[begin ENTRIES SUPPLIED]
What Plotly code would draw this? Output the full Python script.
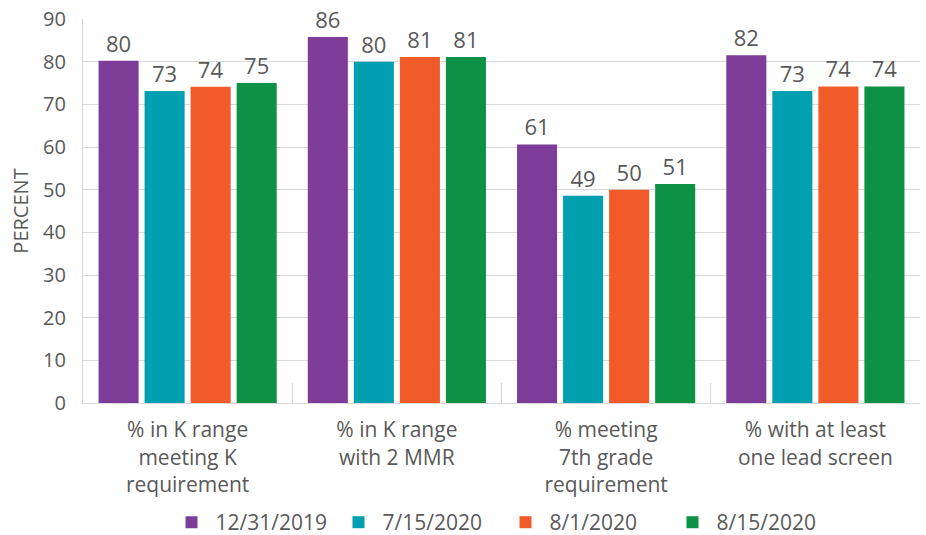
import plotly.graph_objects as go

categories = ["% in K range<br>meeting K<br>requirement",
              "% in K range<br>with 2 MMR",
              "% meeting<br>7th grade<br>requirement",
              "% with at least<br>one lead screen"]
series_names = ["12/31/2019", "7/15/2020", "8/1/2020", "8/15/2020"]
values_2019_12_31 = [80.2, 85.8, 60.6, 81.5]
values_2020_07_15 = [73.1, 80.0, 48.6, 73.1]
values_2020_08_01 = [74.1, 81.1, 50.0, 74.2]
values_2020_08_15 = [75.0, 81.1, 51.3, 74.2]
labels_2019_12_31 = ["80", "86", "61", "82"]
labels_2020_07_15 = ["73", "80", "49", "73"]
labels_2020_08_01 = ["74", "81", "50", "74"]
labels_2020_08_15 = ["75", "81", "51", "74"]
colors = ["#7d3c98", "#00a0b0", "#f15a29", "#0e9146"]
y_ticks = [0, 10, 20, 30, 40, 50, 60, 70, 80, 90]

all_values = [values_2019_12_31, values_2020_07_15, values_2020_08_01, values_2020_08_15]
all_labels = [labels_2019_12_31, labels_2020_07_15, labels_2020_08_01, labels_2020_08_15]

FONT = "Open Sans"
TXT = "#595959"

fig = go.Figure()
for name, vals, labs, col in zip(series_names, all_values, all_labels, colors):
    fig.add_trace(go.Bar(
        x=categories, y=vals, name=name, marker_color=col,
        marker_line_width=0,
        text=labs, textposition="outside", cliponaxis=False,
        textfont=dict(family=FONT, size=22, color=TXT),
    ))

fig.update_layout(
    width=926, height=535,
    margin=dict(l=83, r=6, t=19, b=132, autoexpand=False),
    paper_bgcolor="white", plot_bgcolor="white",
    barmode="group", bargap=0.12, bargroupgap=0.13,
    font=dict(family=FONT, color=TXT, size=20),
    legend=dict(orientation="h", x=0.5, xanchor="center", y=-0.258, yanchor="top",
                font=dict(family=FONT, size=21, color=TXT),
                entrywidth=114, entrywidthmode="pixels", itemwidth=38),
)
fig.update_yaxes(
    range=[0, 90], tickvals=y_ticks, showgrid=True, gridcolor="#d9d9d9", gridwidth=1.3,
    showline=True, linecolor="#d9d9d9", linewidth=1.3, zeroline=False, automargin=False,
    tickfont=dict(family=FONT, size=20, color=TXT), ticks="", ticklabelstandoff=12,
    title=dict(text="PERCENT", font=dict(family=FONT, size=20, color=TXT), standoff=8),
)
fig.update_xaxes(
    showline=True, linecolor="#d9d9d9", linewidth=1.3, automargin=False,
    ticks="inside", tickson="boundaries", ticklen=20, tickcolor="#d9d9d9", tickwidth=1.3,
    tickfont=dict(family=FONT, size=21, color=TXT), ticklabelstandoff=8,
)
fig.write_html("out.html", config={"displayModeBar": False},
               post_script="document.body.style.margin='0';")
[end ENTRIES SUPPLIED]
[begin ENTRIES SUPPLIED]
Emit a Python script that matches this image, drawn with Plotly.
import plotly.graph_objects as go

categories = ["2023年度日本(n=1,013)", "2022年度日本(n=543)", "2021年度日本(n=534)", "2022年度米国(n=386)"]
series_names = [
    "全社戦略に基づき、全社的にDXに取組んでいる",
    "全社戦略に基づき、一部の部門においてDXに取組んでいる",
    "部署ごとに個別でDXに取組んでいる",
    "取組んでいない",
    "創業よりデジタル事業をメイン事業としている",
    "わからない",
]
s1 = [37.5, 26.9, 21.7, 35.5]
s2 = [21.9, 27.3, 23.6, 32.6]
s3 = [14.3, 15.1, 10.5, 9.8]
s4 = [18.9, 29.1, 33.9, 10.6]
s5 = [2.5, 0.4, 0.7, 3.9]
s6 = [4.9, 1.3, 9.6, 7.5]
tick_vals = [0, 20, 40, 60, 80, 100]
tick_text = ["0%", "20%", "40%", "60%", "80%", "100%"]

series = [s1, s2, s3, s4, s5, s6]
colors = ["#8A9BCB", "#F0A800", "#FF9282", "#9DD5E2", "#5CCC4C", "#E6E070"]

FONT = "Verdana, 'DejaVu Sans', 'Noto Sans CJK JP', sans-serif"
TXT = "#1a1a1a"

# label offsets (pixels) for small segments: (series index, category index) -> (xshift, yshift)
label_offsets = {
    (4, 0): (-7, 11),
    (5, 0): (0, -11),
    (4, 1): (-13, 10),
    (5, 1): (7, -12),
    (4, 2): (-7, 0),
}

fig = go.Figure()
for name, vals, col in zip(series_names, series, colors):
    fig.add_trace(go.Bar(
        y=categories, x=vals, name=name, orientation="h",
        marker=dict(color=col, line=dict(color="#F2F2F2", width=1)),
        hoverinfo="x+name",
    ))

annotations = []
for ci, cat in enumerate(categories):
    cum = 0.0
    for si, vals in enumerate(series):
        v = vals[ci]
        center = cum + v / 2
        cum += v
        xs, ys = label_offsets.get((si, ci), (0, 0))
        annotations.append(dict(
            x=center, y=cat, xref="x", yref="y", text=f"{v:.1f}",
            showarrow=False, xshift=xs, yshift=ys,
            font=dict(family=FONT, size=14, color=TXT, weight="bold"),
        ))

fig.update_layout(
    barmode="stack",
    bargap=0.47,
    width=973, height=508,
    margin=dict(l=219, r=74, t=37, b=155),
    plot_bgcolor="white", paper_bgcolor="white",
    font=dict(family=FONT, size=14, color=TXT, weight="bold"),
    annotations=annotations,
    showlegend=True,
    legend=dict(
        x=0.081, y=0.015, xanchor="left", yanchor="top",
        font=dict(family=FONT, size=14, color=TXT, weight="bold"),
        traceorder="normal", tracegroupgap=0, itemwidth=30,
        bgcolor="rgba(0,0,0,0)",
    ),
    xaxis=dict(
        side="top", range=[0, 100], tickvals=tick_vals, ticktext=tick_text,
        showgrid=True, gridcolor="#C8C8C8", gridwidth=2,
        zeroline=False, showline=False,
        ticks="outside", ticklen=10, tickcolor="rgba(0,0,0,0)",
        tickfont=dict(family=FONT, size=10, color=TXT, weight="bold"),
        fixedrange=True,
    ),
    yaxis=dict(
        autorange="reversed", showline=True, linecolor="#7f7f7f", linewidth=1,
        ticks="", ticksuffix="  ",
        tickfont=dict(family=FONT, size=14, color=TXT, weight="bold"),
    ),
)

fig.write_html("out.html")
[end ENTRIES SUPPLIED]
[begin ENTRIES SUPPLIED]
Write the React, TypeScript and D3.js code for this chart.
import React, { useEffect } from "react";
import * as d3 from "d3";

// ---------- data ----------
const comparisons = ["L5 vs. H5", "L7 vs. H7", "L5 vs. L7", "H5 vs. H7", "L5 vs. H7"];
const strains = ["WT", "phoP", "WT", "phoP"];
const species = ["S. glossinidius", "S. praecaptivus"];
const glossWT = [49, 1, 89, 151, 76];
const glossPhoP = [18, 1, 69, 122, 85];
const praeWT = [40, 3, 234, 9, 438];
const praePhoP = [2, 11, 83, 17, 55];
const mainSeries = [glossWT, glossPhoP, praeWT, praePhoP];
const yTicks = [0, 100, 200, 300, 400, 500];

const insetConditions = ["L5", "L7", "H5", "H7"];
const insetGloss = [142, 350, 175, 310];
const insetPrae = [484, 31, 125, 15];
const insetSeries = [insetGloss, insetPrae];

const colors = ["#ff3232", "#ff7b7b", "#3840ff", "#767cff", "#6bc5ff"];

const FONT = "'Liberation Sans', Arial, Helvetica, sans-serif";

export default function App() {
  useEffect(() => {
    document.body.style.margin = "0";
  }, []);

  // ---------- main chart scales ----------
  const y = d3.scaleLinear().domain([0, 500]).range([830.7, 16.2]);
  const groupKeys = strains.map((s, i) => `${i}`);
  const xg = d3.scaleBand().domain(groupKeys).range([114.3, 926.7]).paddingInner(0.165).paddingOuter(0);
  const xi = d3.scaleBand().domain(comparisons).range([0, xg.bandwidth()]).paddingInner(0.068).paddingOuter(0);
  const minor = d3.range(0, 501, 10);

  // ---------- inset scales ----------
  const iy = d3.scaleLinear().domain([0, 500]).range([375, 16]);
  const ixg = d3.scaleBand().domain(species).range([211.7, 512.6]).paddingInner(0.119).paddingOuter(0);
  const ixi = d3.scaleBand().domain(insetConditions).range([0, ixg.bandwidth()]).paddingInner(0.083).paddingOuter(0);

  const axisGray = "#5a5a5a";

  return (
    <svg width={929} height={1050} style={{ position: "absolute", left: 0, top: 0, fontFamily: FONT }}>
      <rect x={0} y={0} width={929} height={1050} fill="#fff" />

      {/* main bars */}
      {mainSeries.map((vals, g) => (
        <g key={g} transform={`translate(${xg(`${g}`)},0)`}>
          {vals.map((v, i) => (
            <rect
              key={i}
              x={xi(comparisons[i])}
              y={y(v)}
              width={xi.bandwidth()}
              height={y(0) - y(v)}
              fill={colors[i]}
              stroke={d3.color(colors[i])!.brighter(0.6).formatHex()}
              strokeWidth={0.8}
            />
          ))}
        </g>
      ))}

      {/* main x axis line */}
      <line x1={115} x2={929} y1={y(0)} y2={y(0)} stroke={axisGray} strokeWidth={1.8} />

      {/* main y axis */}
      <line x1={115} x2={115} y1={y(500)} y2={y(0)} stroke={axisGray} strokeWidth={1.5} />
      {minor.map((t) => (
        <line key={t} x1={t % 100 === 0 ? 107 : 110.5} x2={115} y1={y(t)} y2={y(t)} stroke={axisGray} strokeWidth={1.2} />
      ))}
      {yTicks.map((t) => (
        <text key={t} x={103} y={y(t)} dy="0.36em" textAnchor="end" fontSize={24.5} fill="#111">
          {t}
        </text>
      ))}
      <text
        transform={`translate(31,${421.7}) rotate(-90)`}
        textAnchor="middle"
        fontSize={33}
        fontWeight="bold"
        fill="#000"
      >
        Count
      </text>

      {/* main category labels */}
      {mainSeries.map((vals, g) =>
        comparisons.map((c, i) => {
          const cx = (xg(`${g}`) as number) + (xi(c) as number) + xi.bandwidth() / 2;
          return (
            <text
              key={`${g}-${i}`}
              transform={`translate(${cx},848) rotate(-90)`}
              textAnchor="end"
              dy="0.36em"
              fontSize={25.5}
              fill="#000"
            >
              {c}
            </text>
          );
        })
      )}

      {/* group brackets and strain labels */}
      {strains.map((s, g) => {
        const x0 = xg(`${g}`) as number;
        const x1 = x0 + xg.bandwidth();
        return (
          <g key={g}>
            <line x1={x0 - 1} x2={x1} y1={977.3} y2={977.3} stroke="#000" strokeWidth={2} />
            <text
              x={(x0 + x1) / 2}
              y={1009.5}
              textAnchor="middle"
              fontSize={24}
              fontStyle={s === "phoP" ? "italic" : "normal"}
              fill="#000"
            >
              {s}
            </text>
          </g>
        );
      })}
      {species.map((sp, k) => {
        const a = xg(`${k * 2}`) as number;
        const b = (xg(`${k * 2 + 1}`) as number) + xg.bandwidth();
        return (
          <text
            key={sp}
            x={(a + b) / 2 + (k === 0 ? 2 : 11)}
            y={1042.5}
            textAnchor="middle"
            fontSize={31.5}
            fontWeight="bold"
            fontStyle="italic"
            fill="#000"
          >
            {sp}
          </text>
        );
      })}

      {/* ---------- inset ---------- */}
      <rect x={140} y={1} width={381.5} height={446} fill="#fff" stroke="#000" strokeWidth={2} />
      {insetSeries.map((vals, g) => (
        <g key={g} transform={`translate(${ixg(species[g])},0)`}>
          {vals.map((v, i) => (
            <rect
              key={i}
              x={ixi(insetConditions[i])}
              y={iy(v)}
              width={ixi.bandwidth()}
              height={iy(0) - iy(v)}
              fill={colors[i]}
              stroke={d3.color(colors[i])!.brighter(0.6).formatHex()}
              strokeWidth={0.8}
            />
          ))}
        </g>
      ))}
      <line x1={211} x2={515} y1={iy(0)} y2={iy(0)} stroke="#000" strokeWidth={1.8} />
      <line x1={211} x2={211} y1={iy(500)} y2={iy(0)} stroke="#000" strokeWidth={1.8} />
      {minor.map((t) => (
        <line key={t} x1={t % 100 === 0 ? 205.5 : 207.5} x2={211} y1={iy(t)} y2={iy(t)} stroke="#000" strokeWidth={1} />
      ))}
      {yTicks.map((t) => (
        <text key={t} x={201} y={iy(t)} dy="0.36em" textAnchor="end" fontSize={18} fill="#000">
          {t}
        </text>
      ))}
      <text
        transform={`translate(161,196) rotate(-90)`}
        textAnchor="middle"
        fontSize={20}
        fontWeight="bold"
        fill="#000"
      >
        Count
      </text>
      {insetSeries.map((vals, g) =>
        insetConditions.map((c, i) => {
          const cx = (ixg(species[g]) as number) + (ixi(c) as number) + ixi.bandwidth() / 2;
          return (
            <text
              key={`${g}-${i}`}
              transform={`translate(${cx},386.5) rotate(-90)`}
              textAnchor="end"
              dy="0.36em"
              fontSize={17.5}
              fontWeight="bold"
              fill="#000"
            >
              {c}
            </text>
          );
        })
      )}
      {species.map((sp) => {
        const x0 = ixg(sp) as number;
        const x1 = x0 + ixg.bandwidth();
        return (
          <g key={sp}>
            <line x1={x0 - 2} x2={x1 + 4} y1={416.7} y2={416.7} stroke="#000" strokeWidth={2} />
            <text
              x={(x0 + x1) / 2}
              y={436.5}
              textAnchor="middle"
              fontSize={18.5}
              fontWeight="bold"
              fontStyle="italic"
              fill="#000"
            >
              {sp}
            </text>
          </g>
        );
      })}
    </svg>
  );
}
[end ENTRIES SUPPLIED]
From the data above, pick out each line containing "with" and copy it.

              "% in K range<br>with 2 MMR",
              "% with at least<br>one lead screen"]
Emit a Python script that matches this image, drawn with Plotly.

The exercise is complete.